一、概要
ProtoBuffer由google公司用于数据交换的序列结构化数据格式,具有跨平台、跨语言、可扩展特性,类型于常用的XML及JSON,但具有更小的传输体积、更高的编码、解码能力,特别适合于数据存储、网络数据传输等对存储体积、实时性要求高的领域。以 .proto为后缀,有自己的编译器 Protoc, 本篇文章主要讲解protocol buffer从3.0 。支持c ,Java,Python,Go,Ruby,JavaNano,JavaScript,Objective-C,C#,PHP等开发语言。

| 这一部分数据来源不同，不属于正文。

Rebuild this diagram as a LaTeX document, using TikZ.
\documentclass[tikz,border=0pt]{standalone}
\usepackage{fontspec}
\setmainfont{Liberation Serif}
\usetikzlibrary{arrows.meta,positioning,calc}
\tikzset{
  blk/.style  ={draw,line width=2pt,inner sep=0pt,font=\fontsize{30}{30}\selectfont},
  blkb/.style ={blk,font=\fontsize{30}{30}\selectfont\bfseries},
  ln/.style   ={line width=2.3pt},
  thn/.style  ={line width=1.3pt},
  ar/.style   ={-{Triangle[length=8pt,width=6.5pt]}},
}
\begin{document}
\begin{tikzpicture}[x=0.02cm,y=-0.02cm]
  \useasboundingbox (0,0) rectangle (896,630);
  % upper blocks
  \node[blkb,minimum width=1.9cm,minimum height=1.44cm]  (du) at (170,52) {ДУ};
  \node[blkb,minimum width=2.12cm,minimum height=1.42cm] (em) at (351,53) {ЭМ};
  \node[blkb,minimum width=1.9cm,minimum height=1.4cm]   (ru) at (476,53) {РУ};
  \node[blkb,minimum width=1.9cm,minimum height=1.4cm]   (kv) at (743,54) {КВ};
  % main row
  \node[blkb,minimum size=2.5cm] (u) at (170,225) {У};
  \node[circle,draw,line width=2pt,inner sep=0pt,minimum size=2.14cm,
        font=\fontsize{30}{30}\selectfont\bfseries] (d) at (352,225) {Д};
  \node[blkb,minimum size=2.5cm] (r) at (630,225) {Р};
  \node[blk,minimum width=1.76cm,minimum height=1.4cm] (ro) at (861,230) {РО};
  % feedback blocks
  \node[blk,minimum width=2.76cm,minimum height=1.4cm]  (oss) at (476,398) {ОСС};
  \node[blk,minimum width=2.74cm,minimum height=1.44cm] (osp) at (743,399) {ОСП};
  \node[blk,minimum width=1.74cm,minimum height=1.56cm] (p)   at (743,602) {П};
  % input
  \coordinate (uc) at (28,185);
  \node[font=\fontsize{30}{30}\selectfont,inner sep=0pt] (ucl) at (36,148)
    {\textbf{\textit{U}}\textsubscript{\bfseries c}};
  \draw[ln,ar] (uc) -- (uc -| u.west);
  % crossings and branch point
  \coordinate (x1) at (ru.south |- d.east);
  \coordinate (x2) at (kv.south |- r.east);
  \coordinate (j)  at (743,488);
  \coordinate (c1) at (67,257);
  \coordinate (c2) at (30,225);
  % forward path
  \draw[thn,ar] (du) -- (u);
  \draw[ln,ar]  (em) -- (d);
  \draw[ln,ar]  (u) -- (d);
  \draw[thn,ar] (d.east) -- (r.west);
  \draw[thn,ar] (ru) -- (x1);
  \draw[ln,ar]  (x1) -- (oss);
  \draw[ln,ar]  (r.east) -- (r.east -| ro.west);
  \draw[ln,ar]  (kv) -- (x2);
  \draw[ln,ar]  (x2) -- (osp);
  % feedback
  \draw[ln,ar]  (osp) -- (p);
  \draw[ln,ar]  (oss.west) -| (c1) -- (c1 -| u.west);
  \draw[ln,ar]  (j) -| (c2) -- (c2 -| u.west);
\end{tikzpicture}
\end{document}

- protobuf的开源地址为:github.com/google/proto
- protocol compiler下载地址为:github.com/google/proto
- 官方英文版文档:
- developers.google.com/p
- developers.google.com/p
如果英文版文档网址打开困难可以看文章末尾有直接搬运。
二、简介
- 标量类型
- 字段规则
- 保留字段
- 枚举
- 定义proto文件
三、主要内容
标量类型
数值型,double,float,int32,int64,uint32,uint64,sint32,sint64,fixed32,fixed64,sfixed32,sfixed64。
布尔型:bool类型为ture或者false。
字符串:string表示任意长度文本,但是它必须包含的是UTF-8编码或者7位ASCII的文本,长度不可超过232.
字节型:bytes可以表示任意的byte数组序列,但是长度也不可以超过232,最后是由开发者来决定如何解析这些bytes。例如你可以使用这个类型来表示一个图片。
字段规则
protobuf的字段必须满足以下两个规则之一: 单数字段(Singular) 表示这个字段只能出现0或1次(不能超过一次),这也是proto3的默认字段规则。

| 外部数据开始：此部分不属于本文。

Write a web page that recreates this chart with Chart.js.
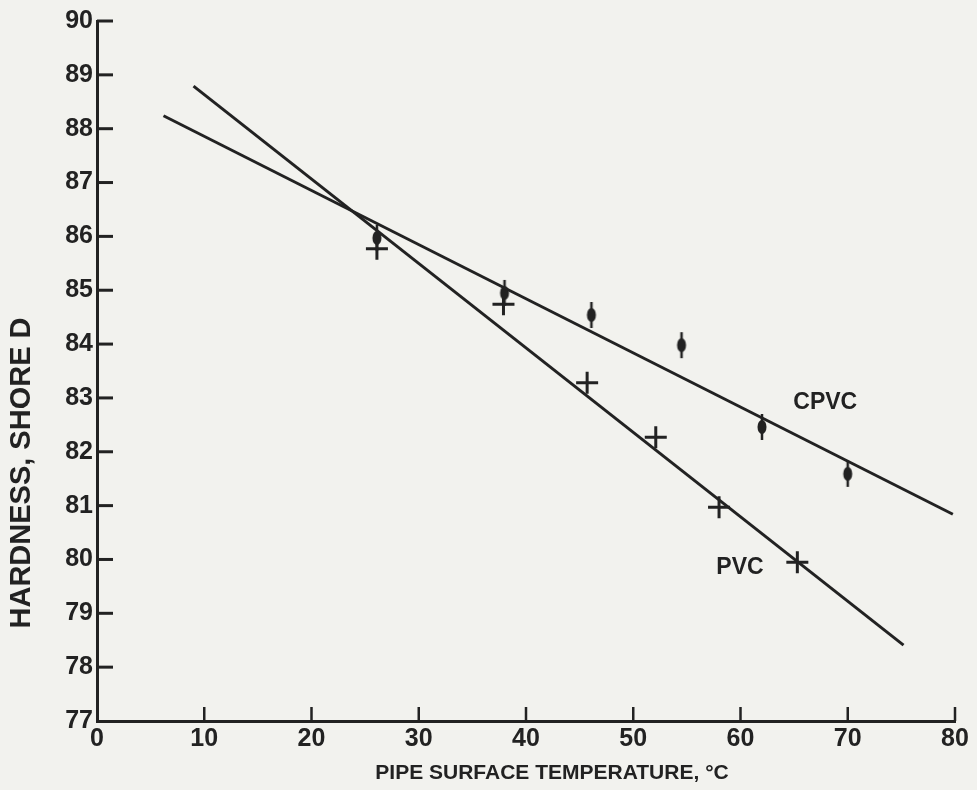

重复字段(repeated) 如果你想做一个list或者数组的话,你可以使用重复字段这个概念。这个list可以有任何数量(包括0)的元素。它里面的值的顺序将会得到保留。
保留字段
如果你对你定义的消息类型进行了更新,例如删除某个字段或者注释掉某个字段,那么其他开发者在以后更新这个消息类型的时候可能会重新使用被你删除/注释掉的字段的数值(tag)。如果以后还需要使用这个消息类型的老版本proto文件,那么这将会引起严重的问题,例如数据损坏、隐私漏洞等等。那么一种避免此类事情发生的解决办法就是删除/注释掉这些字段的数值(或/并且包括字段名,因为字段名可以引起json序列化问题)标记为reserved,如果其他人再使用这个数值作为字段表示符,那么编译器就会有错误提示。
枚举
枚举值可以起别名,作用是允许两个枚举值拥有同一个数值。要想起别名,首先需要设置allow_alias这个option为true。
定义proto文件
- syntax = "proto3";//proto文件必须携带关键字,指定proto版本为3
- import "date.proto";//导入其他proto文件
- package my.project; //相当于命名空间
- option juster_namespace = "my.service"; //修改命名空间
- message MyMessage{} //类似于c#中的class,写法也一样
- service MyService{} //定义服务,服务里定义具体的服务方法
定义grpc服务语法解读:
代码语言:javascript复制rpc GetByNo(GetMsgByNoRequest) returns (MsgResponse);
- rpc关键表示这是一个rpc调用,客户端想让服务端做的事情
- GetByNo是方法名
- (GetMsgByNoRequest)是入参(在proto文件中定义)
- returns 表示返回值类型(在proto文件中定义)
- (MsgResponse)表示返回类型(在proto文件中定义)
- stream 表示一个数据流可加在入参上或者返回值上。也可不加。应用场景可为传输图片。
syntax = "proto3";
option csharp_namespace = "DemoGRPC.Protos";
message JusterMessage{
int32 id = 1;
string name = 2;
string msg = 3;
}
//读取消息请求
message GetMsgByNoRequest{
int32 id = 1;
}
message MsgRequest{
JusterMessage msg = 1;
}
//读取消息响应
message MsgResponse{
JusterMessage msg = 1;
}
//读取所有消息请求
message GetAllMsgRequest{}
//添加照片请求
message AddPhotoRequest{
bytes data = 1;
}
//添加照片响应
message AddPhotoResponse{
bool isOk = 1;
}
service MessageService{
/*一元消息类型:即客户端发送一个请求给服务端,
从服务端获取一个应答,就像一次普通的函数调用。*/
rpc GetByNo(GetMsgByNoRequest) returns (MsgResponse);
/*单向Server Streaming:即客户端发送一个请求给服务端,可获取一个数据流用来读取一系列消息。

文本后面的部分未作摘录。